Here's the most irritating office jargon, as ranked by workers

 
Rebecca Smith
It's a no-brainer to delete emails telling you they have a game changer to discuss
It's a no-brainer to delete emails telling you they have a game changer to discuss (Source: Getty)

Some emails will make you hit the delete button a sentence in.

And you're probably much more likely to bin the message in question should it feature phrases like "touch base", "blue sky thinking" or "we're on a journey". That's according to a Glassdoor survey of 2,000 people to find out just what employees find most irritating on the office jargon front.

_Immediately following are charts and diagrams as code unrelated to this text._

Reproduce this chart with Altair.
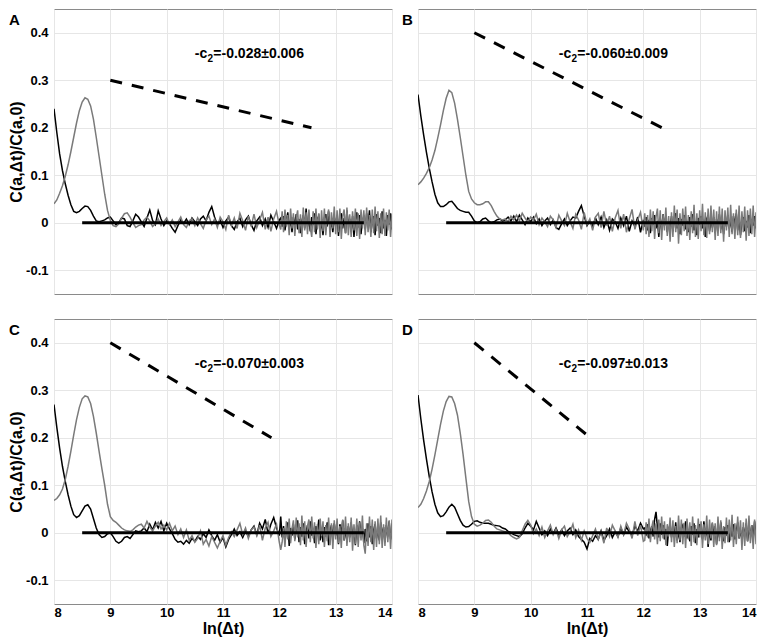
import altair as alt
import pandas as pd

FONT = "Liberation Sans"

# sampling positions along ln(dt)
X_SEG1 = [round(8.00 + 0.05 * i, 3) for i in range(31)]
X_SEG2 = [round(9.55 + 0.05 * i, 3) for i in range(50)]
X_SEG3 = [round(12.025 + 0.025 * i, 3) for i in range(80)]
X_GRID = X_SEG1 + X_SEG2 + X_SEG3

X_TICKS = [8, 9, 10, 11, 12, 13, 14]
Y_TICKS = [-0.1, 0, 0.1, 0.2, 0.3, 0.4]

# curve values, in thousandths
A_BLACK_1 = [240,190,145,110,82,58,38,24,21,24, 30,35,34,26,14,4,2,4,6,10, 12,4,-4,0,10,8,-6,-8,4,18, 12]
A_GRAY_1 = [40,48,62,78,98,122,150,180,210,236, 254,263,260,246,218,180,140,100,60,26, 5,-6,-8,-2,10,19,21,12,0,-10, -6]
A_BLACK_2 = [2,-8,10,27,5,-4,25,8,-6,4, -2,-12,-20,-6,6,-2,8,-4,10,2, -6,8,14,4,22,34,12,-4,6,-10, 4,12,-6,-14,2,10,-8,6,14,-4, -16,4,12,-6,8,-10,16,2,-12,6]
A_GRAY_2 = [-4,6,12,4,-8,-2,8,-6,2,10, -4,6,-8,2,12,-4,-10,4,8,-6, 10,-2,-12,6,14,-4,8,-10,12,2, -14,16,-6,10,-12,20,4,-16,14,-8, 18,-10,6,22,-14,12,-18,8,24,-6]
A_BLACK_3 = [10,-8,14,-16,4,22,-10,6,-20,12, -6,18,-14,8,-22,4,16,-12,30,-8, 6,-18,12,-4,20,-24,8,14,-16,2, -26,10,18,-8,24,-14,4,-20,12,-6,
             16,-28,6,20,-12,10,-22,26,-4,8, -18,14,-30,4,22,-10,16,-24,6,12, -14,20,-8,26,-20,2,14,-26,18,-6, 10,-22,24,-12,6,-28,16,-4,20,-14]
A_GRAY_3 = [-14,24,-20,28,-8,16,-26,30,-12,20, -28,10,26,-22,18,-30,32,-16,22,-24, 28,-10,-30,24,-20,30,-14,20,-32,26, -18,30,-26,12,28,-30,22,-12,34,-24,
            26,-20,30,-34,14,28,-22,32,-26,18, -30,24,-16,30,-28,20,-34,28,-12,26, -26,32,-20,16,-30,28,-22,34,-18,24, -32,20,-24,30,-28,22,-16,28,-30,18]

B_BLACK_1 = [270,225,185,148,115,86,60,42,34,34, 38,44,45,38,30,26,24,22,22,14, 4,0,2,8,10,4,0,2,6,8, 4]
B_GRAY_1 = [80,86,94,104,116,132,152,178,206,236, 262,279,274,252,218,180,140,100,66,50, 42,38,38,40,44,44,36,24,14,8, 6]
B_BLACK_2 = [6,12,4,14,2,16,6,-4,10,2, 12,-2,8,-6,4,10,-4,6,-10,-14, -2,8,-6,4,12,10,24,36,14,-6, 4,-8,10,-4,12,-10,6,-16,8,2, -12,10,-6,14,-18,4,-8,12,-20,6]
B_GRAY_2 = [8,2,14,6,16,4,20,10,2,12, 6,18,-4,10,2,-8,14,6,-10,16, 4,-6,20,2,-12,18,6,-14,22,-4, 8,-16,12,20,-10,24,-6,14,-18,10, 26,-12,18,-20,8,28,-14,6,22,-16]
B_BLACK_3 = [-8,12,-16,6,-22,10,-4,16,-12,4, -30,8,-14,18,-6,12,-20,4,-10,14, -18,6,20,-12,10,-24,8,-6,16,-14, 4,-20,12,-8,18,-16,2,-26,10,-4,
             14,-12,6,-30,8,16,-18,4,-10,12, -22,8,-6,18,-14,4,-24,10,-8,16, -12,6,-20,14,-4,20,-16,8,-26,2, 12,-18,4,-10,16,-22,8,-6,14,-12]
B_GRAY_3 = [20,-24,16,-30,28,-18,24,-34,12,30, -22,26,-36,18,-16,32,-28,14,-40,22, -30,36,-20,28,-44,20,-26,30,-18,34, -28,16,-36,24,-22,38,-30,20,-34,26,
            -18,40,-26,22,-32,30,-24,36,-20,28, -36,24,-28,34,-22,30,-40,26,-16,32, -30,38,-24,20,-34,28,-26,36,-32,24, -20,34,-38,26,-28,30,-24,36,-30,22]

C_BLACK_1 = [270,222,178,140,108,80,56,38,32,36, 46,56,59,50,30,10,-4,-10,-8,-2, 0,-8,-18,-22,-18,-10,-8,-12,-4,4, 2]
C_GRAY_1 = [68,72,80,92,112,140,172,206,238,264, 282,288,286,272,245,210,172,135,100,60, 34,26,22,16,10,6,4,3,6,12, 16]
C_BLACK_2 = [4,10,2,18,6,22,10,24,4,20, 8,-2,-14,-20,-18,-24,-16,-22,-12,-18, -8,-14,-2,-10,6,-6,-16,-4,-20,-10, -30,-14,-4,8,-6,2,-10,4,-8,6, 14,-4,20,8,28,-2,18,32,10,-6]
C_GRAY_2 = [18,10,24,12,4,14,22,8,16,6, 20,4,14,-4,8,-10,6,-16,-6,-20, -12,4,-24,-14,-28,-8,-20,-32,-18,-6, -26,-10,2,-8,6,20,-4,10,-12,6, 12,-6,16,-16,10,22,-8,4,18,-20]
C_BLACK_3 = [34,-10,14,-18,6,22,-28,10,-6,18, -14,4,26,-20,12,-8,20,-24,2,16, -12,24,-6,10,-22,14,-4,28,-16,6, -20,12,-8,22,-26,4,16,-12,20,-6,
             10,-24,18,-4,26,-16,8,-20,14,-10, 22,-8,4,-26,16,-14,24,-6,10,-22, 8,-18,20,-10,14,-24,6,18,-12,4, -16,22,-6,12,-20,16,-8,24,-14,6]
C_GRAY_3 = [-36,-20,10,-30,24,-14,30,-22,8,26, -18,32,-10,20,-26,36,-16,24,-30,14, 28,-20,34,-12,22,-32,18,-24,30,-8, 24,-30,16,-18,32,-26,20,-34,26,-14,
            30,-22,14,-32,28,-16,34,-28,20,-20, 32,-38,18,-24,30,-30,22,-16,36,-26, -44,20,-28,34,-20,28,-36,24,-30,30, -24,36,-32,18,-28,32,-20,26,-34,28]

D_BLACK_1 = [290,240,195,155,118,86,60,42,34,36, 44,54,60,54,40,26,16,12,13,18, 24,25,22,20,20,20,18,16,15,14, 10]
D_GRAY_1 = [53,60,72,88,108,134,164,196,228,256, 276,287,286,272,248,210,165,115,66,34, 18,14,16,20,26,27,22,14,8,6, 4]
D_BLACK_2 = [8,3,0,-4,-6,-8,-2,10,20,14, 6,24,10,-4,4,-6,8,-2,10,-4, 6,-6,4,10,-4,6,-8,-14,-20,-34, -12,-18,-6,-14,4,-16,-6,8,-10,2, -8,10,-4,12,2,-6,14,4,20,8]
D_GRAY_2 = [2,0,-6,-10,-13,-10,4,18,26,16, -2,8,-6,12,-10,4,16,-4,8,-12, 6,14,-8,2,18,-10,6,-16,4,-12, -20,-6,8,-14,2,-22,10,-8,16,4, -10,14,-4,20,8,-12,24,-6,16,-18]
D_BLACK_3 = [10,-6,18,-12,4,14,-8,28,44,12, -10,20,-4,16,-14,8,-28,6,18,-10, 12,-6,22,-16,4,-20,10,16,-8,24, -12,6,-18,14,-4,20,-22,8,-10,18,
             4,-14,24,-8,12,-30,6,-16,20,-6, 14,-24,8,-10,22,-4,-18,12,-6,16, -20,10,-8,18,-14,4,22,-12,6,-16, 12,-6,20,-18,8,-4,16,-10,24,-8]
D_GRAY_3 = [-16,22,-10,30,-20,12,26,-14,20,-24, 28,-18,34,-12,24,-26,18,-8,32,-20, 26,-30,14,-22,36,-16,28,-24,20,-32, 30,-14,22,-28,34,-20,16,-26,30,-10,
            24,-32,18,-16,36,-24,28,-12,22,-30, 20,-26,34,-18,26,-34,14,-22,32,-20, 28,-16,38,-30,20,-24,34,-12,26,-36, 22,-28,30,-18,36,-22,16,-34,28,-24]

BLACK = [A_BLACK_1 + A_BLACK_2 + A_BLACK_3, B_BLACK_1 + B_BLACK_2 + B_BLACK_3,
         C_BLACK_1 + C_BLACK_2 + C_BLACK_3, D_BLACK_1 + D_BLACK_2 + D_BLACK_3]
GRAY = [A_GRAY_1 + A_GRAY_2 + A_GRAY_3, B_GRAY_1 + B_GRAY_2 + B_GRAY_3,
        C_GRAY_1 + C_GRAY_2 + C_GRAY_3, D_GRAY_1 + D_GRAY_2 + D_GRAY_3]

LETTERS = ["A", "B", "C", "D"]
C2_TEXT = ["=-0.028\u00b10.006", "=-0.060\u00b10.009", "=-0.070\u00b10.003", "=-0.097\u00b10.013"]
DASH_X0 = [9, 9, 9, 9]
DASH_Y0 = [0.3, 0.4, 0.4, 0.4]
DASH_X1 = [12.57, 12.33, 11.86, 11.06]
DASH_Y1 = [0.2, 0.2, 0.2, 0.2]
ZERO_X = [8.5, 13.5]
TEXT_X = 10.5
TEXT_Y = 0.355

for lst in BLACK + GRAY:
    if len(lst) != len(X_GRID):
        raise ValueError(f"length mismatch {len(lst)} vs {len(X_GRID)}")

Y_LABEL_EXPR = ("datum.value == 0 ? '0' : (datum.value < 0 ? '-' + format(-datum.value, '.1f') "
                ": format(datum.value, '.1f'))")


def make_panel(k):
    show_x = k >= 2
    show_y = k % 2 == 0
    xenc = alt.X("x:Q", scale=alt.Scale(domain=[8, 14], nice=False, zero=False),
                 axis=alt.Axis(values=X_TICKS, format="d", labels=show_x, grid=True,
                               ticks=False, domain=False, labelPadding=2, titlePadding=1),
                 title="ln(\u0394t)" if show_x else None)
    yenc = alt.Y("y:Q", scale=alt.Scale(domain=[-0.15, 0.45], nice=False, zero=False),
                 axis=alt.Axis(values=Y_TICKS, labelExpr=Y_LABEL_EXPR, labels=show_y, grid=True,
                               ticks=False, domain=False, labelPadding=6, titlePadding=1),
                 title="C(a,\u0394t)/C(a,0)" if show_y else None)

    df_black = pd.DataFrame({"x": X_GRID, "y": [v / 1000 for v in BLACK[k]]})
    df_gray = pd.DataFrame({"x": X_GRID, "y": [v / 1000 for v in GRAY[k]]})
    df_zero = pd.DataFrame({"x": ZERO_X, "y": [0, 0]})
    df_dash = pd.DataFrame({"x": [DASH_X0[k], DASH_X1[k]], "y": [DASH_Y0[k], DASH_Y1[k]]})

    black = alt.Chart(df_black).mark_line(color="black", strokeWidth=1.5, clip=True).encode(x=xenc, y=yenc)
    gray = alt.Chart(df_gray).mark_line(color="#7a7a7a", strokeWidth=1.5, clip=True).encode(x=xenc, y=yenc)
    zero = alt.Chart(df_zero).mark_line(color="black", strokeWidth=3).encode(x=xenc, y=yenc)
    dash = alt.Chart(df_dash).mark_line(color="black", strokeWidth=3, strokeDash=[12, 10],
                                        strokeCap="butt").encode(x=xenc, y=yenc)

    tdf = pd.DataFrame({"x": [TEXT_X], "y": [TEXT_Y], "a": ["-c"], "b": ["2"], "c": [C2_TEXT[k]]})
    t1 = alt.Chart(tdf).mark_text(align="left", baseline="middle", font=FONT, fontWeight="bold",
                                  fontSize=14, color="black").encode(x=xenc, y=yenc, text="a:N")
    t2 = alt.Chart(tdf).mark_text(align="left", baseline="middle", font=FONT, fontWeight="bold",
                                  fontSize=10, dx=12.6, dy=5, color="black").encode(x=xenc, y=yenc, text="b:N")
    t3 = alt.Chart(tdf).mark_text(align="left", baseline="middle", font=FONT, fontWeight="bold",
                                  fontSize=14, dx=18.5, color="black").encode(x=xenc, y=yenc, text="c:N")

    letter = alt.Chart(pd.DataFrame({"t": [LETTERS[k]]})).mark_text(
        align="left", baseline="middle", font=FONT, fontWeight="bold", fontSize=15, color="black"
    ).encode(x=alt.value(-45 if show_y else -16), y=alt.value(11), text="t:N")

    return alt.layer(black, gray, zero, dash, t1, t2, t3, letter).properties(width=338, height=285)


chart = alt.concat(*[make_panel(k) for k in range(4)], columns=2,
                   spacing={"row": 25, "column": 26}, bounds="flush").properties(
    padding=0, background="white"
).configure_view(
    stroke="#8a8a8a", strokeWidth=1
).configure_axis(
    labelFont=FONT, labelFontWeight="bold", labelFontSize=13, labelColor="black",
    titleFont=FONT, titleFontWeight="bold", titleFontSize=16, titleColor="black",
    gridColor="#e6e6e6", gridWidth=1
)

chart.save("out.html", embed_options={"renderer": "svg", "actions": False})
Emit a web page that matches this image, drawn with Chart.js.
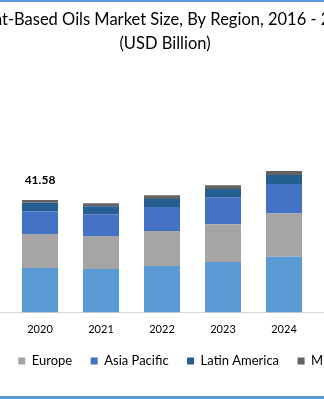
<!DOCTYPE html>
<html>
<head>
<meta charset="utf-8">
<script src="https://cdn.jsdelivr.net/npm/chart.js@4.4.1/dist/chart.umd.min.js"></script>
<style>
  html, body { margin: 0; padding: 0; background: #fff; }
  #frame { position: relative; width: 324px; height: 399px; overflow: hidden; background: #fff; }
  #stage { position: absolute; left: -201px; top: 0; width: 738px; height: 399px; }
  .rule { position: absolute; left: 0; width: 324px; background: #5b9bd5; }
</style>
</head>
<body>
<div id="frame">
  <div id="stage"><canvas id="chart"></canvas></div>
  <div class="rule" style="top:0;height:2px"></div>
  <div class="rule" style="top:396px;height:3px"></div>
</div>
<script>
// Market size by region, USD billion
const years = ['', '2020', '2021', '2022', '2023', '2024', ''];
const northAmerica = [null, 16.46, 16.08, 17.18, 18.65, 20.60, null];
const europe       = [null, 12.51, 12.14, 12.88, 13.98, 15.93, null];
const asiaPacific  = [null, 8.46, 8.09, 8.94, 9.93, 10.93, null];
const latinAmerica = [null, 3.05, 2.94, 2.94, 3.05, 3.31, null];
const middleEast   = [null, 1.10, 1.10, 1.36, 1.36, 1.47, null];
const labelledYear = '2020';

const titleLines = ['Plant-Based Oils Market Size, By Region, 2016 - 2025', '(USD Billion)'];

const series = [
  { label: 'North America', data: northAmerica, backgroundColor: '#5b9bd5' },
  { label: 'Europe', data: europe, backgroundColor: '#a5a5a5' },
  { label: 'Asia Pacific', data: asiaPacific, backgroundColor: '#4472c4' },
  { label: 'Latin America', data: latinAmerica, backgroundColor: '#255e91' },
  { label: 'Middle East & Africa', data: middleEast, backgroundColor: '#636363' }
];

// Writes the stacked total above the chosen year's bar
const totalLabel = {
  id: 'totalLabel',
  afterDatasetsDraw(chart) {
    const idx = chart.data.labels.indexOf(labelledYear);
    if (idx < 0) return;
    const total = chart.data.datasets.reduce((s, ds) => s + (ds.data[idx] || 0), 0);
    const last = chart.getDatasetMeta(chart.data.datasets.length - 1).data[idx];
    const ctx = chart.ctx;
    ctx.save();
    ctx.font = 'bold 12px Lato';
    ctx.fillStyle = '#000';
    ctx.textAlign = 'center';
    ctx.textBaseline = 'middle';
    ctx.fillText(total.toFixed(2), last.x, last.y - 20);
    ctx.restore();
  }
};

// Blank side gutters that hold the plot area in place
const gutter = (width, position) => ({
  type: 'linear',
  position,
  display: true,
  grid: { display: false },
  border: { display: false },
  ticks: { display: false },
  afterFit(scale) { scale.width = width; }
});

new Chart(document.getElementById('chart'), {
  type: 'bar',
  data: {
    labels: years,
    datasets: series.map(s => Object.assign({ barPercentage: 0.59, categoryPercentage: 1, borderWidth: 0 }, s))
  },
  options: {
    responsive: true,
    maintainAspectRatio: false,
    animation: false,
    layout: { padding: { left: 0, right: 6, top: 0, bottom: 21.5 } },
    plugins: {
      title: {
        display: true,
        text: titleLines,
        color: '#000',
        font: { family: 'Lato', size: 16.5, weight: 'normal', lineHeight: '24px' },
        padding: { top: 8, bottom: 94 }
      },
      legend: {
        position: 'bottom',
        labels: {
          color: '#000',
          font: { family: 'Lato', size: 13 },
          boxWidth: 7,
          boxHeight: 7,
          padding: 18.5
        }
      },
      tooltip: { enabled: false }
    },
    scales: {
      x: {
        stacked: true,
        grid: { display: false, drawTicks: false },
        border: { color: '#d9d9d9', width: 1 },
        ticks: { color: '#000', font: { family: 'Lato', size: 11 }, padding: 10 },
        afterFit(scale) { scale.height = 23.5; }
      },
      y: Object.assign(gutter(149.5, 'left'), { stacked: true, min: 0, max: 60 }),
      rightGutter: gutter(155.5, 'right')
    }
  },
  plugins: [totalLabel]
});
</script>
</body>
</html>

Read more: Baffling people into buying works – but drop the jargon, say it like it is

Some of the phrases mentioned are well-known as expressions guaranteed to make people grind their teeth... Stay clear of "game changer" and "run it up the flagpole" at all costs.

Others though, are slightly more colourful and a little more unusual.

Still, employees weren't keen on "punch a puppy" (who would be?), and "let's get our ducks in a row".

Here's a rundown of the UK's worst office jargon:

Rank Phrase
1. Touch base (24 per cent of employees)
2. Blue sky thinking (21 per cent of employees)
3. We're on a journey (13 per cent)
4. Game changer (13 per cent)
5. No-brainer (13 per cent)
6. Thought shower (11 per cent)
7. Run it up the flagpole (11 per cent)
8. If you don't like it, get off the bus (10 per cent)
9. Mission statement (10 per cent)
10. Pick it up and run with it (10 per cent)
11. Punch a puppy (Nine per cent)
12. Let's get our ducks in a row (Nine per cent)

Honourable misses that nearly made the cut, but were just not quite irritating enough, included "stakeholder", "paradigm shift", "bandwidth", and "roadmap".

Glassdoor has also offered up a few tips for job seekers on the best way to deal with jargon:

  1. Don't overuse buzzwords in an interview... particularly those you're not quite sure what they mean.
  2. Research the language that current employees use - if the firm's Twitter feed is keen on "blue sky thinking", its current workforce may well be too...
  3. Don't fill your CV with jargon, as chances are, it will look like you don't know what you're talking about.